Desvio de tal natureza costumam reduzir o autor à ideia de sadismo, ora incorporada por discursos científicos, ora explorada pelo mercado. Visões comprometidas, sobretudo se prescindem da leitura atenta do mestre de todas as libertinagens. Nada mais oportuno, portanto, do que voltar às raízes do pensamento e da vida do polêmico marquês para compreender a trama perversa do seu imaginário – tão difícil de ser qualificado.
Dotados de rara clareza, os ensaios de Eliane Robert Moraes configuram um olhar que privilegia a força imaginativa de Sade. Propositor de um erotismo sem precedentes, o criador da “Sociedade dos Amigos do Crime” funda um domínio único de expressão literária, marcado pelo excesso, cujos personagens devem ser compreendidos para além de qualquer alusão realista.
Procurando contemplar essa visão, as reflexões aqui apresentadas circulam entre a literatura, a filosofia e a história, voltando atenção especial aos detalhes que constituem a impressionante arquitetura erótica proposta pelo escritor francês. Por isso mesmo, justifica-se o destaque dado a temas inesperados, como as sociedades secretas da libertinagem, a alimentação dos devassos ou a paisagem noir dos castelos do deboche.
Essa diversidade também está presente nos comentários sobre as repercussões da obra sadiana, que constituem verdadeiro testemunho do seu efeito perturbador. Da exaltação do “divino marquês”, promovida pelos surrealistas, às reflexões que lhe dedicaram Octavio Paz ou Roland Barthes, o que se percebe é a notável e seminal influência da imaginação libertina sobre muitos autores que lhe sucederam.

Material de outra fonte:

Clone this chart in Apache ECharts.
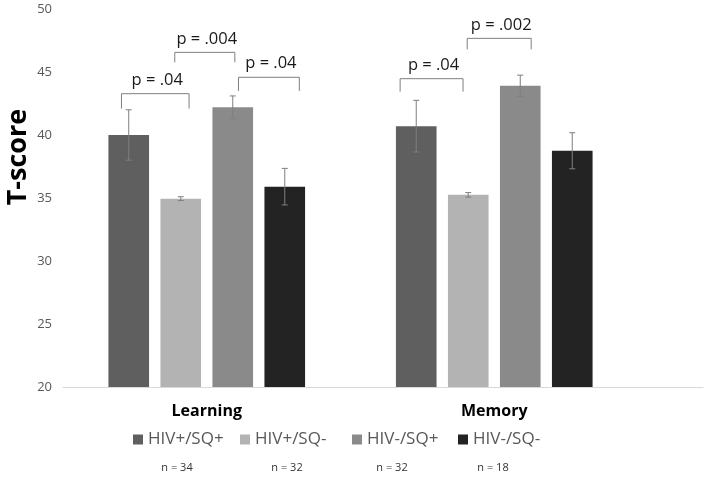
<!DOCTYPE html>
<html>
<head>
<meta charset="utf-8">
<script src="https://cdn.jsdelivr.net/npm/echarts@6/dist/echarts.min.js"></script>
<style>html,body{margin:0;padding:0;background:#fff}#c{width:708px;height:478px}</style>
</head>
<body>
<div id="c"></div>
<script>
// ---- data ----
const categories = ['Learning', 'Memory'];
const groupNames = ['HIV+/SQ+', 'HIV+/SQ-', 'HIV-/SQ+', 'HIV-/SQ-'];
const hivPosSqPos = [40.0, 40.7];
const hivPosSqNeg = [34.95, 35.25];
const hivNegSqPos = [42.2, 43.9];
const hivNegSqNeg = [35.9, 38.75];
const errPosSqPos = [2.0, 2.05];
const errPosSqNeg = [0.15, 0.18];
const errNegSqPos = [0.9, 0.85];
const errNegSqNeg = [1.45, 1.43];
const groupColors = ['#5f5f5f', '#b3b3b3', '#8a8a8a', '#232323'];
const yMin = 20, yMax = 50, yStep = 5;
// significance brackets: category index, from slot, to slot, top value, leg end value, text
const bracketCat  = [0, 0, 0, 1, 1];
const bracketFrom = [-0.14, 0.885, 2.11, -0.31, 0.98];
const bracketTo   = [1.16, 2.04, 3.28, 0.9, 2.21];
const bracketTop  = [43.28, 46.56, 44.58, 44.47, 47.67];
const bracketLeg  = [42.1, 45.77, 43.5, 43.44, 46.8];
const bracketText = ['p = .04', 'p = .004', 'p = .04', 'p = .04', 'p = .002'];
const nLabels = ['n = 34', 'n = 32', 'n = 32', 'n = 18'];

const means = [hivPosSqPos, hivPosSqNeg, hivNegSqPos, hivNegSqNeg];
const errs = [errPosSqPos, errPosSqNeg, errNegSqPos, errNegSqNeg];
const N = groupNames.length;
const CAT_GAP = 0.316, BAR_GAP = 0.28;

function slotX(api, cat, slot) {
  const c = api.coord([cat, yMin]);
  const band = api.size([1, 0])[0];
  const used = band * (1 - CAT_GAP);
  const bw = used / (N + (N - 1) * BAR_GAP);
  return c[0] - used / 2 + bw / 2 + slot * bw * (1 + BAR_GAP);
}

const errData = [];
for (let s = 0; s < N; s++) for (let c = 0; c < categories.length; c++) errData.push([c, s, means[s][c], errs[s][c]]);
const brData = bracketCat.map((c, i) => [c, bracketFrom[i], bracketTo[i], bracketTop[i], bracketLeg[i], i]);

const FONT = '"Open Sans", "DejaVu Sans", sans-serif';

const series = groupNames.map((name, s) => ({
  name, type: 'bar', xAxisIndex: 0, yAxisIndex: 0,
  data: means[s], barGap: (BAR_GAP * 100) + '%', barCategoryGap: (CAT_GAP * 100) + '%',
  itemStyle: { color: groupColors[s] }, emphasis: { disabled: true }
}));
series.push({
  type: 'custom', name: 'err', xAxisIndex: 0, yAxisIndex: 0, z: 5, silent: true,
  data: errData, encode: { x: 0, y: 2 },
  renderItem(params, api) {
    const c = api.value(0), s = api.value(1), m = api.value(2), e = api.value(3);
    const x = slotX(api, c, s);
    const yt = api.coord([c, m + e])[1], yb = api.coord([c, m - e])[1];
    const st = { stroke: '#7f7f7f', lineWidth: 1 };
    return { type: 'group', children: [
      { type: 'line', shape: { x1: x, y1: yt, x2: x, y2: yb }, style: st },
      { type: 'line', shape: { x1: x - 3, y1: yt, x2: x + 3, y2: yt }, style: st },
      { type: 'line', shape: { x1: x - 3, y1: yb, x2: x + 3, y2: yb }, style: st }
    ]};
  }
});
series.push({
  type: 'custom', name: 'brackets', xAxisIndex: 0, yAxisIndex: 0, z: 6, silent: true, clip: false,
  data: brData, encode: { x: 0, y: 3 },
  renderItem(params, api) {
    const c = api.value(0);
    const x1 = slotX(api, c, api.value(1)), x2 = slotX(api, c, api.value(2));
    const yt = api.coord([c, api.value(3)])[1], yl = api.coord([c, api.value(4)])[1];
    return { type: 'group', children: [
      { type: 'polyline', shape: { points: [[x1, yl], [x1, yt], [x2, yt], [x2, yl]] },
        style: { stroke: '#7f7f7f', lineWidth: 1, fill: null } },
      { type: 'text', style: { text: bracketText[api.value(5)], x: (x1 + x2) / 2 + 2, y: yt - 5,
        align: 'center', verticalAlign: 'bottom', fill: '#1a1a1a', font: '16.5px ' + FONT } }
    ]};
  }
});

const legendLefts = [131, 238, 350, 456];
const legends = groupNames.map((name, i) => ({
  data: [name], left: legendLefts[i], top: 429, icon: 'rect', itemWidth: 10, itemHeight: 10,
  padding: 2, textStyle: { color: '#595959', fontSize: 17, fontFamily: FONT }
}));

const chart = echarts.init(document.getElementById('c'), null, { renderer: 'canvas' });
chart.setOption({
  animation: false,
  backgroundColor: '#ffffff',
  grid: [
    { left: 63, right: 70, top: 9, bottom: 91 },
    { left: 63, right: 5, top: 9, bottom: 91 }
  ],
  legend: legends,
  xAxis: [
    { type: 'category', gridIndex: 0, data: categories,
      axisLine: { show: false }, axisTick: { show: false },
      axisLabel: { color: '#000', fontWeight: 'bold', fontSize: 16, fontFamily: FONT, margin: 16 } },
    { type: 'value', gridIndex: 1, min: 0, max: 1, axisLine: { show: true, lineStyle: { color: '#d9d9d9' } },
      axisTick: { show: false }, axisLabel: { show: false }, splitLine: { show: false } }
  ],
  yAxis: [
    { type: 'value', gridIndex: 0, min: yMin, max: yMax, interval: yStep,
      axisLine: { show: false }, axisTick: { show: false }, splitLine: { show: false },
      axisLabel: { color: '#595959', fontSize: 13, fontFamily: FONT, margin: 11 } },
    { type: 'value', gridIndex: 1, min: 0, max: 1, show: false }
  ],
  graphic: [
    { type: 'text', x: 18, y: 157, rotation: Math.PI / 2,
      style: { text: 'T-score', x: 0, y: 0, align: 'center', verticalAlign: 'middle',
        fill: '#000', font: 'bold 27px ' + FONT } },
    { type: 'text', x: 177, y: 468, style: { text: nLabels[0], align: 'center', verticalAlign: 'middle', fill: '#333', font: '11px ' + FONT } },
    { type: 'text', x: 287, y: 468, style: { text: nLabels[1], align: 'center', verticalAlign: 'middle', fill: '#333', font: '11px ' + FONT } },
    { type: 'text', x: 392, y: 468, style: { text: nLabels[2], align: 'center', verticalAlign: 'middle', fill: '#333', font: '11px ' + FONT } },
    { type: 'text', x: 493, y: 468, style: { text: nLabels[3], align: 'center', verticalAlign: 'middle', fill: '#333', font: '11px ' + FONT } }
  ],
  series
});
</script>
</body>
</html>
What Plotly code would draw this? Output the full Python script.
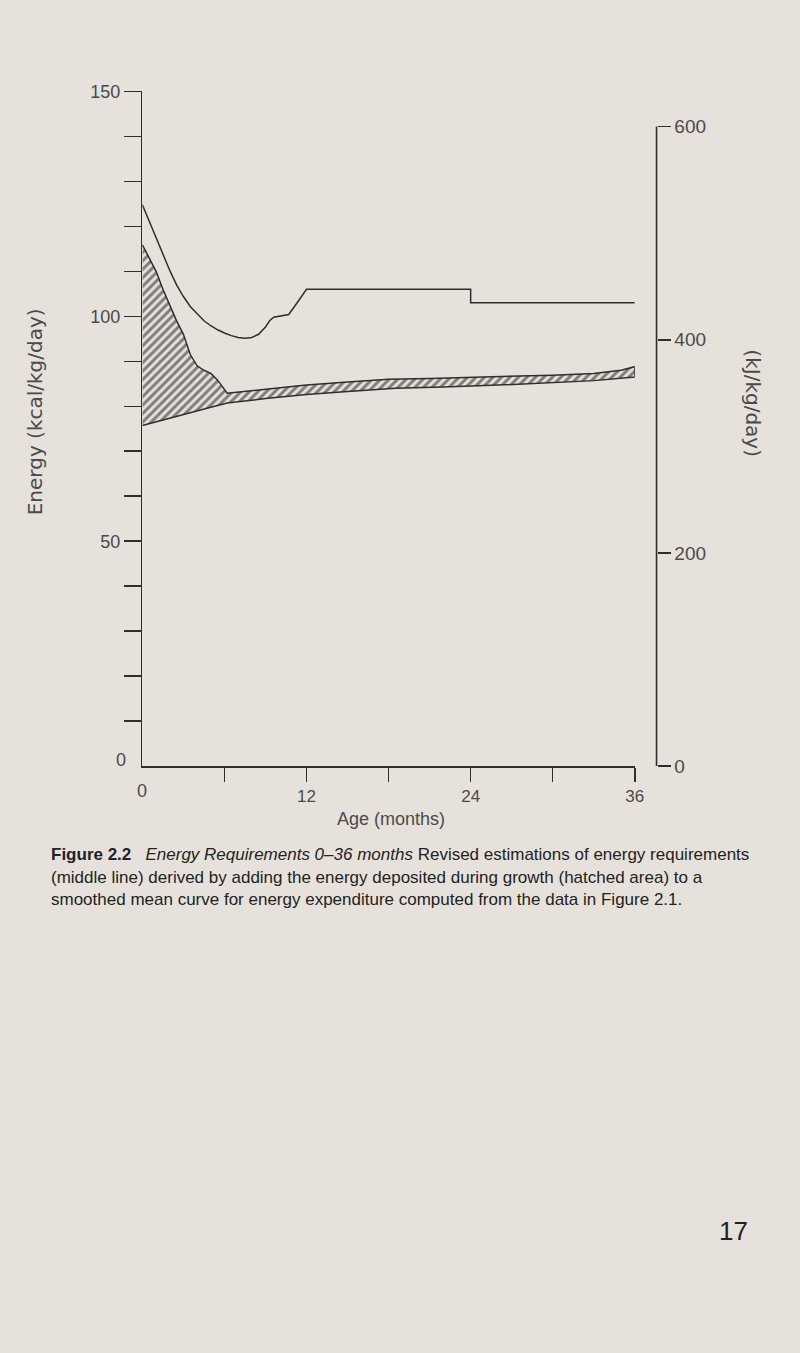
import plotly.graph_objects as go

# ---- data ----
req_months = [0, 1, 2, 2.5, 3, 3.5, 4, 4.5, 5, 5.5, 6, 6.5, 7, 7.5, 8, 8.5, 9, 9.3, 9.6, 10.7, 11.2, 12, 24, 24, 36]
req_kcal = [124.8, 117.3, 110.2, 107.0, 104.4, 102.2, 100.5, 99.0, 97.9, 97.0, 96.3, 95.7, 95.3, 95.1, 95.3, 96.0, 97.6, 99.0, 99.8, 100.4, 102.5, 106.0, 106.0, 103.0, 103.0]

growth_top_months = [0, 0.5, 1, 1.5, 2, 2.5, 3, 3.5, 4, 4.5, 5, 5.5, 6.2, 9, 12, 15, 18, 21, 24, 27, 30, 33, 35, 36]
growth_top_kcal = [115.9, 113.0, 110.0, 106.0, 102.5, 99.0, 96.0, 91.5, 89.0, 88.0, 87.3, 85.8, 82.9, 83.8, 84.7, 85.4, 86.0, 86.2, 86.4, 86.6, 86.9, 87.3, 88.0, 88.8]

expend_months = [0, 1, 2, 3, 4, 5, 6.2, 9, 12, 15, 18.5, 22, 26, 30, 33, 36]
expend_kcal = [75.7, 76.6, 77.4, 78.2, 79.0, 79.8, 80.7, 81.7, 82.6, 83.3, 84.0, 84.3, 84.7, 85.2, 85.7, 86.5]

x_tick_vals = [6, 12, 18, 24, 30, 36]
x_tick_text = ["", "12", "", "24", "", "36"]
y_tick_vals = [10, 20, 30, 40, 50, 60, 70, 80, 90, 100, 110, 120, 130, 140, 150]
y_tick_text = ["", "", "", "", "50", "", "", "", "", "100", "", "", "", "", "150"]
kj_tick_vals = [0, 200, 400, 600]

W, H = 800, 1353
BG = "#e6e2db"
INK = "#2e2e2e"
TXT = "#4a4a4a"
FONT = "Liberation Sans, Arial, sans-serif"

def px(x):
    return x / W

def py(y):
    return 1 - y / H

fig = go.Figure()

# hatched band: energy deposited during growth
band_x = growth_top_months + expend_months[::-1]
band_y = growth_top_kcal + expend_kcal[::-1]
fig.add_trace(go.Scatter(
    x=band_x, y=band_y, mode="lines", fill="toself",
    line=dict(color=INK, width=1.5),
    fillcolor="rgba(0,0,0,0)",
    fillpattern=dict(shape="/", fgcolor="#1a1a1a", bgcolor="rgba(0,0,0,0)", size=6, solidity=0.5),
    hoverinfo="skip", showlegend=False,
))

# requirement line (middle line)
fig.add_trace(go.Scatter(
    x=req_months, y=req_kcal, mode="lines",
    line=dict(color=INK, width=1.5),
    hoverinfo="skip", showlegend=False,
))

# invisible trace to activate the kJ axis
fig.add_trace(go.Scatter(x=[0], y=[0], yaxis="y2", mode="markers",
                         marker=dict(opacity=0), hoverinfo="skip", showlegend=False))

x_dom = [px(144), px(642)]
y_dom = [py(768), py(82.7)]

fig.update_layout(
    width=W, height=H, autosize=False,
    margin=dict(l=0, r=0, t=0, b=0),
    paper_bgcolor=BG, plot_bgcolor=BG,
    font=dict(family=FONT, color=TXT, size=17),
    xaxis=dict(
        domain=x_dom, range=[0, 36], showgrid=False, zeroline=False,
        showline=True, linecolor=INK, linewidth=1.6,
        tickmode="array", tickvals=x_tick_vals, ticktext=x_tick_text,
        ticks="outside", ticklen=14, tickwidth=1.5, tickcolor=INK,
        tickfont=dict(size=17, color=TXT, family=FONT),
        anchor="y",
    ),
    yaxis=dict(
        domain=y_dom, range=[0, 150], showgrid=False, zeroline=False,
        showline=True, linecolor=INK, linewidth=1.6,
        tickmode="array", tickvals=y_tick_vals, ticktext=y_tick_text,
        ticks="outside", ticklen=17, tickwidth=1.5, tickcolor=INK,
        tickfont=dict(size=18, color=TXT, family=FONT),
        anchor="x",
    ),
    yaxis2=dict(
        overlaying="y", anchor="free", position=px(664), side="right",
        range=[0, 633], showgrid=False, zeroline=False, showline=False,
        tickmode="array", tickvals=kj_tick_vals,
        ticks="outside", ticklen=13, tickwidth=1.5, tickcolor=INK,
        tickfont=dict(size=19, color=TXT, family=FONT),
    ),
)

# right axis line spanning 0..600 kJ
fig.add_shape(type="line", xref="paper", yref="y2",
              x0=px(664), x1=px(664), y0=kj_tick_vals[0], y1=kj_tick_vals[-1],
              line=dict(color=INK, width=1.6))

ann = []
# zero labels
ann.append(dict(x=0, y=0, xref="x", yref="y", text="0", showarrow=False,
                xanchor="center", yanchor="top", yshift=-13, font=dict(size=18, color=TXT)))
ann.append(dict(x=px(129), y=0, xref="paper", yref="y", text="0", showarrow=False,
                xanchor="right", yanchor="middle", yshift=6, font=dict(size=18, color=TXT)))
# axis titles
ann.append(dict(x=px(395), y=py(822), xref="paper", yref="paper", text="Age (months)",
                showarrow=False, xanchor="center", yanchor="middle", font=dict(size=18, color=TXT)))
ann.append(dict(x=px(35), y=py(408), xref="paper", yref="paper", text="Energy (kcal/kg/day)",
                showarrow=False, textangle=-90, xanchor="center", yanchor="middle",
                font=dict(size=20, color=TXT, family="DejaVu Sans, sans-serif")))
ann.append(dict(x=px(762), y=py(400), xref="paper", yref="paper", text="(kJ/kg/day)",
                showarrow=False, textangle=90, xanchor="center", yanchor="middle",
                font=dict(size=20, color=TXT, family="DejaVu Sans, sans-serif")))
# caption
cap_lines = [
    "<b>Figure 2.2</b>   <i>Energy Requirements 0–36 months</i> Revised estimations of energy requirements",
    "(middle line) derived by adding the energy deposited during growth (hatched area) to a",
    "smoothed mean curve for energy expenditure computed from the data in Figure 2.1.",
]
for line, yy in zip(cap_lines, [858, 881, 904]):
    ann.append(dict(x=px(50), y=py(yy), xref="paper", yref="paper", text=line,
                    showarrow=False, xanchor="left", yanchor="middle",
                    font=dict(size=17, color="#222222", family=FONT)))
# page number
ann.append(dict(x=px(742), y=py(1240), xref="paper", yref="paper", text="17",
                showarrow=False, xanchor="center", yanchor="middle",
                font=dict(size=26, color="#222222", family=FONT)))

fig.update_layout(annotations=ann)
fig.write_html(
    "out.html",
    config={"displayModeBar": False, "staticPlot": True},
    post_script="document.body.style.margin='0';document.body.style.padding='0';"
                "document.body.style.overflow='hidden';document.body.style.background='" + BG + "';",
)
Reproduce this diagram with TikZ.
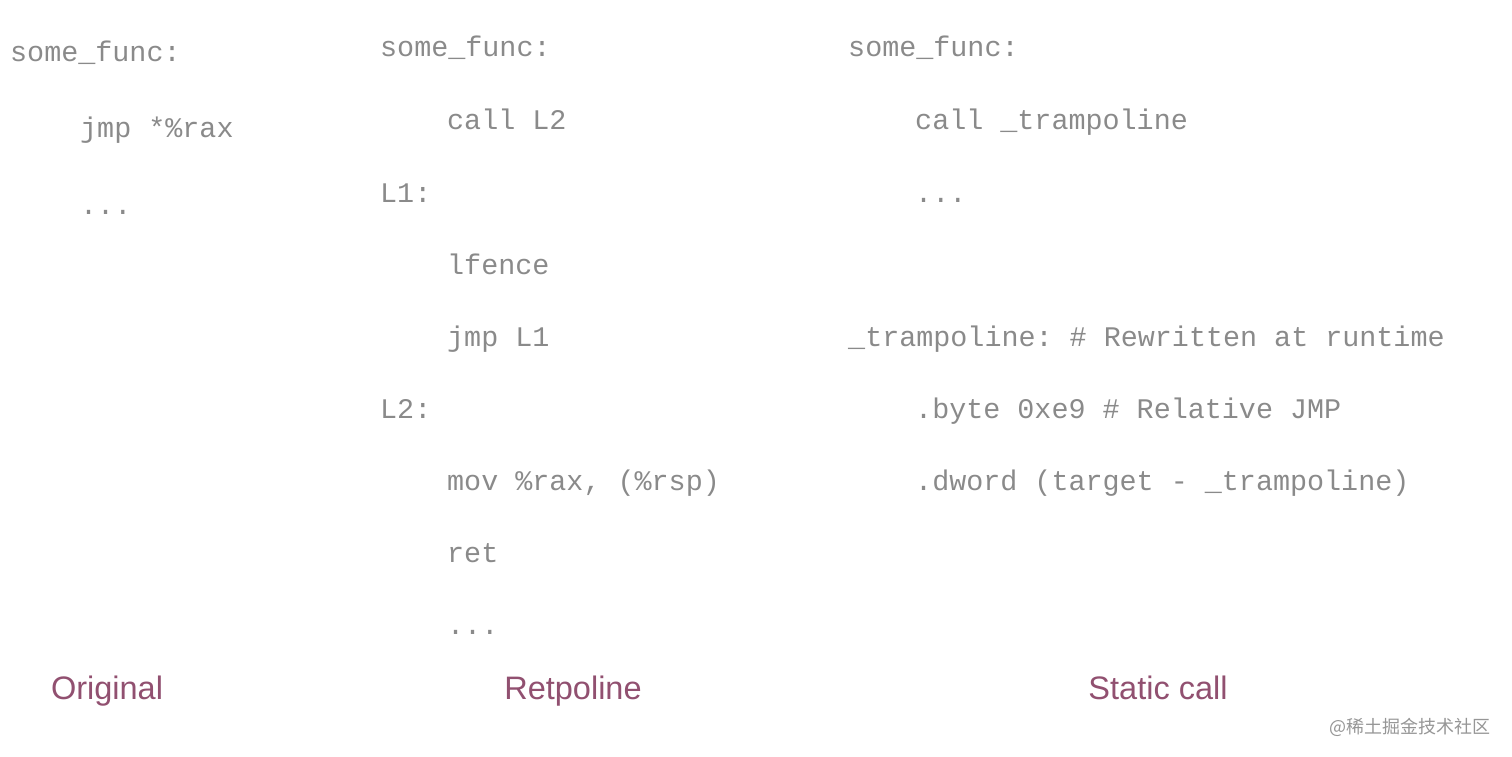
\documentclass[tikz,border=0pt]{standalone}
\usepackage{fontspec}
\setmonofont{Liberation Mono}
\setsansfont{Liberation Sans}
\newfontfamily\cjkfont{Noto Sans CJK SC}
\definecolor{codegray}{RGB}{138,138,138}
\definecolor{labelmauve}{RGB}{145,80,112}
\definecolor{markgray}{RGB}{150,150,150}
\begin{document}
\begin{tikzpicture}[x=1pt,y=-1pt]

    % Define node styles
    \tikzstyle{code_line} = [anchor=base west, inner sep=0pt, text=codegray, font=\ttfamily\fontsize{28.4}{30}\selectfont]
    \tikzstyle{column_label} = [anchor=base, inner sep=0pt, text=labelmauve, font=\sffamily\fontsize{32.5}{34}\selectfont]
    \tikzstyle{watermark} = [anchor=base east, inner sep=0pt, text=markgray, font=\cjkfont\fontsize{18}{20}\selectfont]

    \useasboundingbox (0,0) rectangle (1512,757);

    % Original
    \node [code_line] (orig_func) at (10,62) {some\_func:};
    \node [code_line] (orig_jmp) at (80,138) {jmp *\%rax};
    \node [code_line] (orig_dots) at (80,214) {...};

    % Retpoline
    \node [code_line] (ret_func) at (380,57) {some\_func:};
    \node [code_line] (ret_call) at (447,130) {call L2};
    \node [code_line] (ret_l1) at (380,202) {L1:};
    \node [code_line] (ret_lfence) at (447,274) {lfence};
    \node [code_line] (ret_jmp) at (447,346) {jmp L1};
    \node [code_line] (ret_l2) at (380,418) {L2:};
    \node [code_line] (ret_mov) at (447,490) {mov \%rax, (\%rsp)};
    \node [code_line] (ret_ret) at (447,562) {ret};
    \node [code_line] (ret_dots) at (447,634) {...};

    % Static call
    \node [code_line] (static_func) at (848,57) {some\_func:};
    \node [code_line] (static_call) at (915,130) {call \_trampoline};
    \node [code_line] (static_dots) at (915,202) {...};
    \node [code_line] (static_tramp) at (848,346) {\_trampoline: \# Rewritten at runtime};
    \node [code_line] (static_byte) at (915,418) {.byte 0xe9 \# Relative JMP};
    \node [code_line] (static_dword) at (915,490) {.dword (target - \_trampoline)};

    % Column labels
    \node [column_label] (label_orig) at (107,699) {Original};
    \node [column_label] (label_ret) at (573,699) {Retpoline};
    \node [column_label] (label_static) at (1158,699) {Static call};

    \node [watermark] (mark) at (1491,733) {@稀土掘金技术社区};
\end{tikzpicture}
\end{document}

Lidos em conjunto, os textos de Sade expõem o aprendizado de uma leitora exigente, que vem frequentando a literatura libertina há duas décadas. Eliane Robert Moraes, dotada de estilo sagaz e elegante, revela uma sintonia fina com os ensinamentos sintetizados na frase de um dos mais lascivos personagens do marquês: “Toda a felicidade do homem está na imaginação”. O mesmo vale para os leitores destas lições.